Be careful not to read a wrong meaning into that reference to Esau, as though God caused him to be born simply to have an object on which He might exercise His hate, or as if that hate condemned the individual Esau to misery in this life and eternal torment beyond. The hate of Esau as an individual is simply set over against the choice of Jacob as the heir to the promised seed of Abraham. Esau did not inherit that promise, the blessing to the world did not come down in his line, but that of his brother Jacob, and yet Esau himself had a prosperous life; nor are we driven to the conclusion by anything the Bible says that he was eternally lost. Moreover, the particular reference is not so much to Esau as a man as to the national
descendants of Esau, the Edomites, who had not only been carried into captivity as Israel had been, but whose efforts to rebuild their waste places would not be successful as in the case of Israel, because the divine purposes of grace lay in another direction.
Verse 6
SECOND DIVISION (Malachi 1:6 to Malachi 3:4) consists of an address to the priests and Levites, more especially the former, in which they are charged with three kinds of offenses. The first is neglect of their temple duties, see Malachi 1:6 to Malachi 2:9. The character of the offense is seen in Malachi 1:7-8; Malachi 1:12-13, while the punishment in the event of impenitence is in Malachi 2:1-9. The second offense concerns unholy marriages, Malachi 2:10-16. It was for this sin as well as the preceding one that Jehovah refused to accept their offerings (Malachi 2:13-14). Notice the strong argument against divorce found in Malachi 2:15. God made one wife for one man at the beginning though He had the power to make more, and He did this because of the godly seed He desired. The third offense is that of skepticism, and as Beecher calls it, a bad skepticism, for there is a species of doubt which deserves compassionate treatment and which cannot be called evil in its spirit and motive. That, however, is hardly the kind of doubt now under consideration (see Malachi 2:17). This division closes, as does the division following, by a predication “concerning a day in which the obedient and disobedient shall be differentiated and rewarded.” This “day” we have often recognized as the “day of the Lord” still in the future both for Israel and the Gentile nations (Malachi 3:1-4).
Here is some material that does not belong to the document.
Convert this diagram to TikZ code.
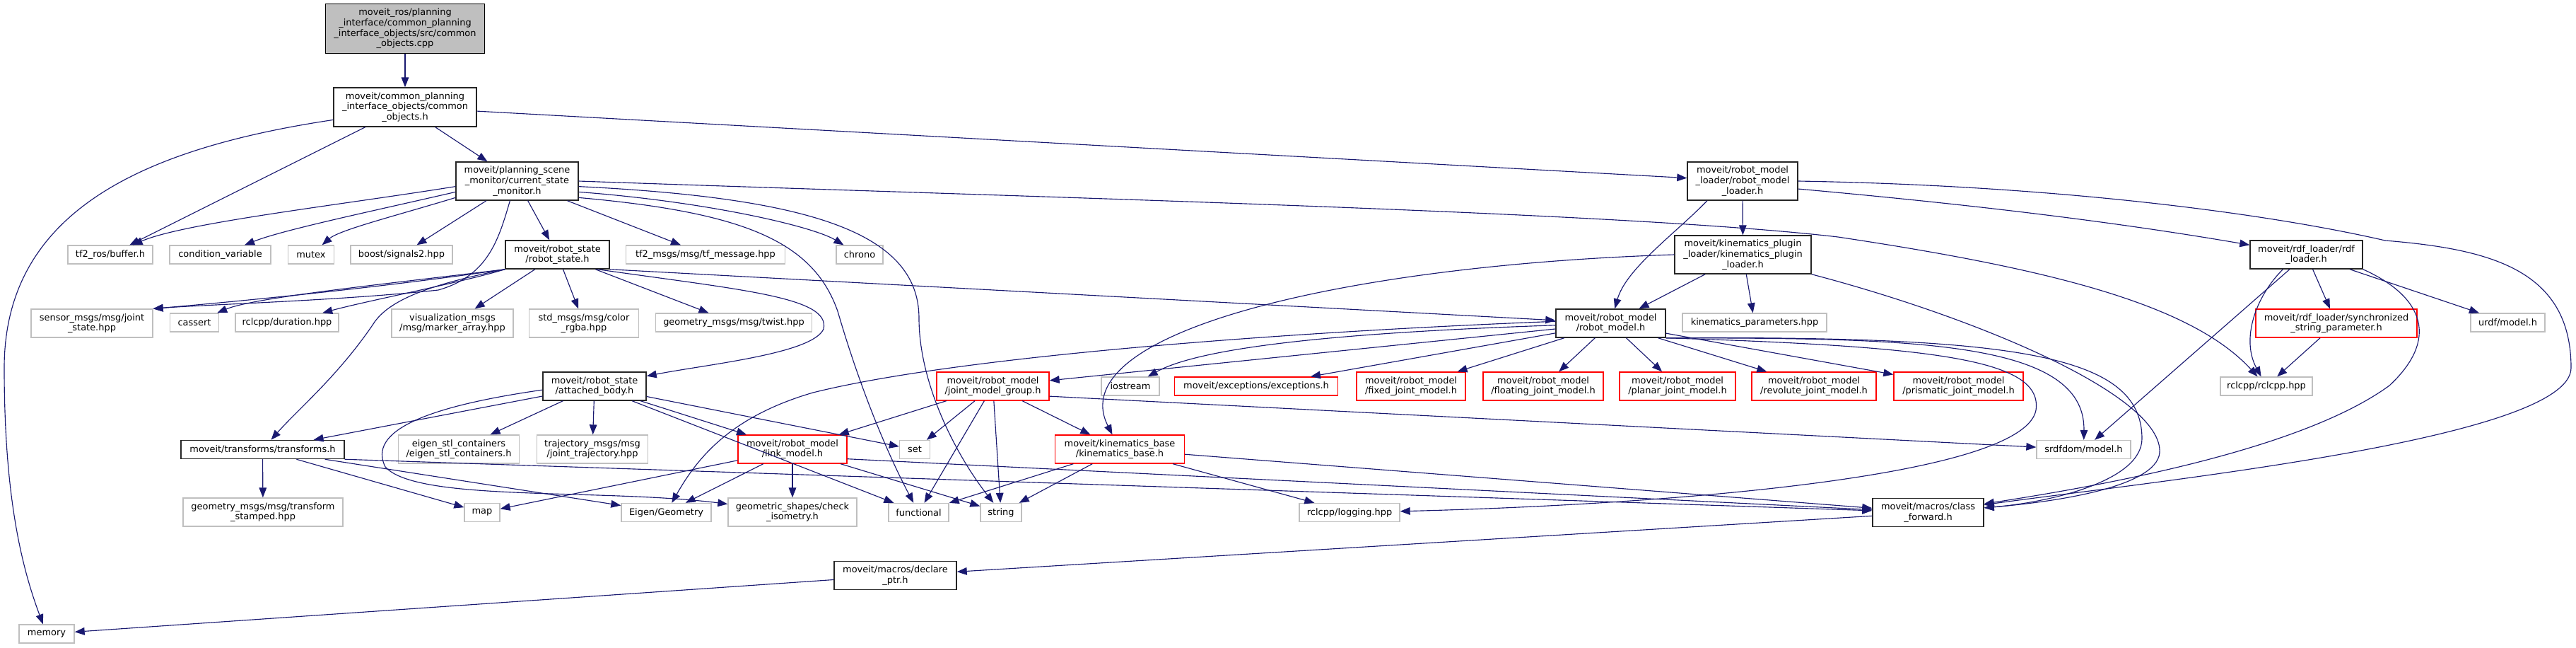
\documentclass[tikz,border=0pt]{standalone}
\usepackage{fontspec}
\setmainfont{DejaVu Sans}
\usepackage{xcolor}
\usepackage{tikz}
\usetikzlibrary{arrows.meta}

\definecolor{midnight}{HTML}{191970}
\definecolor{boxgray}{HTML}{BFBFBF}
\tikzset{wh/.style 2 args={minimum width=#1*0.75pt, minimum height=#2*0.75pt}}

\begin{document}
\begin{tikzpicture}[x=0.75pt, y=-0.75pt, >={Triangle[length=10.5pt, width=8pt]},
  every node/.style={font=\fontsize{9.7}{11}\selectfont, align=center, inner sep=0pt},
  srcfile/.style={draw=black, fill=boxgray, line width=1pt},
  hdr/.style={draw=black!85, fill=white, line width=1.1pt},
  trunc/.style={draw=red, fill=white, line width=1pt},
  sysinc/.style={draw=boxgray, fill=white, line width=1pt},
  dep/.style={->, draw=midnight, line width=0.85pt}]
\useasboundingbox (0,0) rectangle (3644,915);

% Source file and its direct headers
\node[srcfile, wh={225}{70}] (root) at (573,40.5) {moveit\_ros/planning\\\_interface/common\_planning\\\_interface\_objects/src/common\\\_objects.cpp};
\node[hdr, wh={202}{55}] (coh) at (573,151.5) {moveit/common\_planning\\\_interface\_objects/common\\\_objects.h};
\node[hdr, wh={173}{54}] (csm) at (731.5,256) {moveit/planning\_scene\\\_monitor/current\_state\\\_monitor.h};
\node[hdr, wh={156}{54}] (rml) at (2465,256) {moveit/robot\_model\\\_loader/robot\_model\\\_loader.h};

% Rank 3
\node[sysinc, wh={120}{26}] (tf2buf) at (156,360) {tf2\_ros/buffer.h};
\node[sysinc, wh={143}{26}] (condvar) at (311.5,360) {condition\_variable};
\node[sysinc, wh={65}{26}] (mutex) at (440,360) {mutex};
\node[sysinc, wh={144}{26}] (signals) at (568,360) {boost/signals2.hpp};
\node[hdr, wh={147}{40}] (rstate) at (788.5,360) {moveit/robot\_state\\/robot\_state.h};
\node[sysinc, wh={225}{26}] (tfmsg) at (998,360) {tf2\_msgs/msg/tf\_message.hpp};
\node[sysinc, wh={66}{26}] (chrono) at (1216,360) {chrono};
\node[hdr, wh={193}{54}] (kpl) at (2465.5,360) {moveit/kinematics\_plugin\\\_loader/kinematics\_plugin\\\_loader.h};
\node[hdr, wh={159}{40}] (rdf) at (3262.5,360) {moveit/rdf\_loader/rdf\\\_loader.h};

% Rank 4
\node[sysinc, wh={172}{40}] (sensor) at (130,457) {sensor\_msgs/msg/joint\\\_state.hpp};
\node[sysinc, wh={69}{26}] (cassert) at (275,456) {cassert};
\node[sysinc, wh={146}{26}] (duration) at (406,456) {rclcpp/duration.hpp};
\node[sysinc, wh={172}{40}] (marker) at (640,457) {visualization\_msgs\\/msg/marker\_array.hpp};
\node[sysinc, wh={155}{40}] (color) at (826,457) {std\_msgs/msg/color\\\_rgba.hpp};
\node[sysinc, wh={221}{26}] (twist) at (1038,456) {geometry\_msgs/msg/twist.hpp};
\node[hdr, wh={155}{40}] (rmodel) at (2278.5,457) {moveit/robot\_model\\/robot\_model.h};
\node[sysinc, wh={204}{26}] (kparams) at (2482,456) {kinematics\_parameters.hpp};
\node[trunc, wh={228}{40}] (syncpar) at (3305,457) {moveit/rdf\_loader/synchronized\\\_string\_parameter.h};
\node[sysinc, wh={105}{26}] (urdf) at (3547.5,456) {urdf/model.h};

% Rank 5
\node[hdr, wh={146}{40}] (attached) at (841,546) {moveit/robot\_state\\/attached\_body.h};
\node[trunc, wh={159}{40}] (jmg) at (1404.5,546) {moveit/robot\_model\\/joint\_model\_group.h};
\node[sysinc, wh={82}{26}] (iostream) at (1599,546) {iostream};
\node[trunc, wh={231}{26}] (except) at (1777,546) {moveit/exceptions/exceptions.h};
\node[trunc, wh={154}{40}] (fixedjm) at (1996,546) {moveit/robot\_model\\/fixed\_joint\_model.h};
\node[trunc, wh={170}{40}] (floatjm) at (2183,546) {moveit/robot\_model\\/floating\_joint\_model.h};
\node[trunc, wh={164}{40}] (planarjm) at (2373,546) {moveit/robot\_model\\/planar\_joint\_model.h};
\node[trunc, wh={176}{40}] (revjm) at (2566,546) {moveit/robot\_model\\/revolute\_joint\_model.h};
\node[trunc, wh={183}{40}] (prisjm) at (2770.5,546) {moveit/robot\_model\\/prismatic\_joint\_model.h};
\node[sysinc, wh={130}{26}] (rclcpp) at (3206,546) {rclcpp/rclcpp.hpp};

% Rank 6
\node[hdr, wh={231}{26}] (transforms) at (371.5,635.5) {moveit/transforms/transforms.h};
\node[sysinc, wh={171}{40}] (eigenstl) at (649,635) {eigen\_stl\_containers\\/eigen\_stl\_containers.h};
\node[sysinc, wh={157}{40}] (traj) at (838,635) {trajectory\_msgs/msg\\/joint\_trajectory.hpp};
\node[trunc, wh={154}{40}] (link) at (1121,635) {moveit/robot\_model\\/link\_model.h};
\node[sysinc, wh={43}{26}] (set) at (1294,635.5) {set};
\node[trunc, wh={183}{40}] (kbase) at (1584,635) {moveit/kinematics\_base\\/kinematics\_base.h};
\node[sysinc, wh={133}{26}] (srdf) at (2947.5,635.5) {srdfdom/model.h};

% Rank 7
\node[sysinc, wh={226}{40}] (tstamped) at (372,724) {geometry\_msgs/msg/transform\\\_stamped.hpp};
\node[sysinc, wh={50}{26}] (map) at (682,724.5) {map};
\node[sysinc, wh={127}{26}] (eigen) at (942.5,724.5) {Eigen/Geometry};
\node[sysinc, wh={182}{40}] (isometry) at (1121,724) {geometric\_shapes/check\\\_isometry.h};
\node[sysinc, wh={85}{26}] (functional) at (1299.5,724.5) {functional};
\node[sysinc, wh={58}{26}] (string) at (1416,724.5) {string};
\node[sysinc, wh={142}{26}] (logging) at (1909,724.5) {rclcpp/logging.hpp};
\node[hdr, wh={157}{40}] (cfwd) at (2727.5,724.5) {moveit/macros/class\\\_forward.h};

% Bottom ranks
\node[hdr, wh={173}{40}] (declptr) at (1266.5,813.5) {moveit/macros/declare\\\_ptr.h};
\node[sysinc, wh={78}{26}] (memory) at (66,896) {memory};

% Edges from the source and common_objects.h
\draw[dep] (root) -- (coh);
\draw[dep] (coh) -- (csm);
\draw[dep] (coh) -- (tf2buf);
\draw[dep] (coh) -- (rml);
\draw[dep] (coh.190) .. controls (200,210) and (6,300) .. (6,520) .. controls (6,700) and (30,800) .. (memory);

% current_state_monitor.h
\draw[dep] (csm.185) .. controls (480,290) and (260,315) .. (tf2buf);
\draw[dep] (csm.190) .. controls (520,300) and (400,325) .. (condvar);
\draw[dep] (csm.195) .. controls (560,305) and (480,325) .. (mutex);
\draw[dep] (csm) -- (signals);
\draw[dep] (csm) -- (rstate);
\draw[dep] (csm) -- (tfmsg);
\draw[dep] (csm.350) .. controls (1000,285) and (1150,320) .. (chrono);
\draw[dep] (csm.250) .. controls (705,340) and (690,390) .. (620,410) .. controls (480,425) and (300,430) .. (sensor.north east);
\draw[dep] (csm.345) .. controls (1050,300) and (1150,340) .. (1185,440) .. controls (1220,560) and (1260,650) .. (functional);
\draw[dep] (csm.355) .. controls (1150,280) and (1300,330) .. (1300,450) .. controls (1300,540) and (1350,640) .. (string);
\draw[dep] (csm.east) .. controls (1500,280) and (2300,300) .. (2600,335) .. controls (2900,380) and (3100,430) .. (rclcpp);

% robot_state.h
\draw[dep] (rstate.south west) .. controls (550,405) and (350,425) .. (sensor.north east);
\draw[dep] (rstate.south west) .. controls (560,400) and (360,420) .. (cassert);
\draw[dep] (rstate.south west) .. controls (650,400) and (520,425) .. (duration);
\draw[dep] (rstate.south west) .. controls (620,400) and (555,420) .. (530,455) .. controls (480,530) and (420,580) .. (transforms);
\draw[dep] (rstate) -- (marker);
\draw[dep] (rstate) -- (color);
\draw[dep] (rstate) -- (twist);
\draw[dep] (rstate.south east) -- (rmodel);
\draw[dep] (rstate.-20) .. controls (1050,410) and (1175,420) .. (1165,465) .. controls (1150,500) and (1000,515) .. (attached);

% attached_body.h
\draw[dep] (attached) -- (transforms);
\draw[dep] (attached) -- (eigenstl);
\draw[dep] (attached) -- (traj);
\draw[dep] (attached) -- (link);
\draw[dep] (attached) -- (set);
\draw[dep] (attached) -- (functional);
\draw[dep] (attached.184) .. controls (600,575) and (520,610) .. (545,660) .. controls (590,710) and (850,690) .. (isometry);

% transforms.h
\draw[dep] (transforms) -- (tstamped);
\draw[dep] (transforms) -- (map);
\draw[dep] (transforms) -- (eigen);
\draw[dep] (transforms.south east) -- (cfwd);

% link_model.h
\draw[dep] (link) -- (map);
\draw[dep] (link) -- (eigen);
\draw[dep] (link) -- (isometry);
\draw[dep] (link) -- (string);
\draw[dep] (link.-10) -- (cfwd);

% joint_model_group.h
\draw[dep] (jmg) -- (link);
\draw[dep] (jmg) -- (set);
\draw[dep] (jmg) -- (functional);
\draw[dep] (jmg) -- (string);
\draw[dep] (jmg) -- (kbase);
\draw[dep] (jmg.-10) -- (srdf);

% kinematics_base.h
\draw[dep] (kbase) -- (functional);
\draw[dep] (kbase) -- (string);
\draw[dep] (kbase) -- (logging);
\draw[dep] (kbase) -- (cfwd);

% robot_model.h
\draw[dep] (rmodel) -- (jmg);
\draw[dep] (rmodel.182) .. controls (1900,470) and (1700,490) .. (iostream);
\draw[dep] (rmodel) -- (except);
\draw[dep] (rmodel) -- (fixedjm);
\draw[dep] (rmodel) -- (floatjm);
\draw[dep] (rmodel) -- (planarjm);
\draw[dep] (rmodel) -- (revjm);
\draw[dep] (rmodel) -- (prisjm);
\draw[dep] (rmodel.south east) .. controls (2700,478) and (2950,480) .. (srdf);
\draw[dep] (rmodel.south east) .. controls (2850,475) and (3030,500) .. (3030,620) .. controls (3030,680) and (2900,710) .. (cfwd);
\draw[dep] (rmodel.south east) .. controls (2750,490) and (2890,510) .. (2880,580) .. controls (2860,680) and (2300,715) .. (logging);
\draw[dep] (rmodel.178) .. controls (1800,470) and (1350,505) .. (1150,555) .. controls (1030,590) and (985,650) .. (eigen);

% robot_model_loader.h
\draw[dep] (rml.209) .. controls (2370,330) and (2300,380) .. (rmodel);
\draw[dep] (rml) -- (kpl);
\draw[dep] (rml.-8) .. controls (2800,290) and (3000,315) .. (rdf);
\draw[dep] (rml.east) .. controls (2900,262) and (3200,300) .. (3374,340) .. controls (3520,352) and (3637,380) .. (3637,520) .. controls (3637,620) and (3050,680) .. (cfwd);

% kinematics_plugin_loader.h
\draw[dep] (kpl) -- (rmodel);
\draw[dep] (kpl) -- (kparams);
\draw[dep] (kpl.west) .. controls (1900,375) and (1500,470) .. (kbase);
\draw[dep] (kpl.south east) .. controls (2800,450) and (3060,560) .. (3055,640) .. controls (3050,690) and (2900,710) .. (cfwd);

% rdf_loader.h
\draw[dep] (rdf) -- (syncpar);
\draw[dep] (rdf) -- (urdf);
\draw[dep] (rdf) -- (srdf);
\draw[dep] (rdf.212) .. controls (3190,420) and (3170,480) .. (rclcpp);
\draw[dep] (rdf.south east) .. controls (3430,420) and (3450,480) .. (3380,545) .. controls (3250,640) and (2950,690) .. (cfwd);
\draw[dep] (syncpar) -- (rclcpp);

% macros
\draw[dep] (cfwd) -- (declptr);
\draw[dep] (declptr) -- (memory);
\end{tikzpicture}
\end{document}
Notice the partial fulfillment of Malachi 3:1 in the career of John the Baptist, as indicated in the words and context of Matthew 11:10; Mark 1:2; Luke 1:76. But the concluding verses of the prediction show that a complete fulfillment must be ahead. The offering of Judah and Jerusalem has not yet been so purified by divine judgments as to be pleasant unto the Lord as in the days of old, but it shall yet come to pass.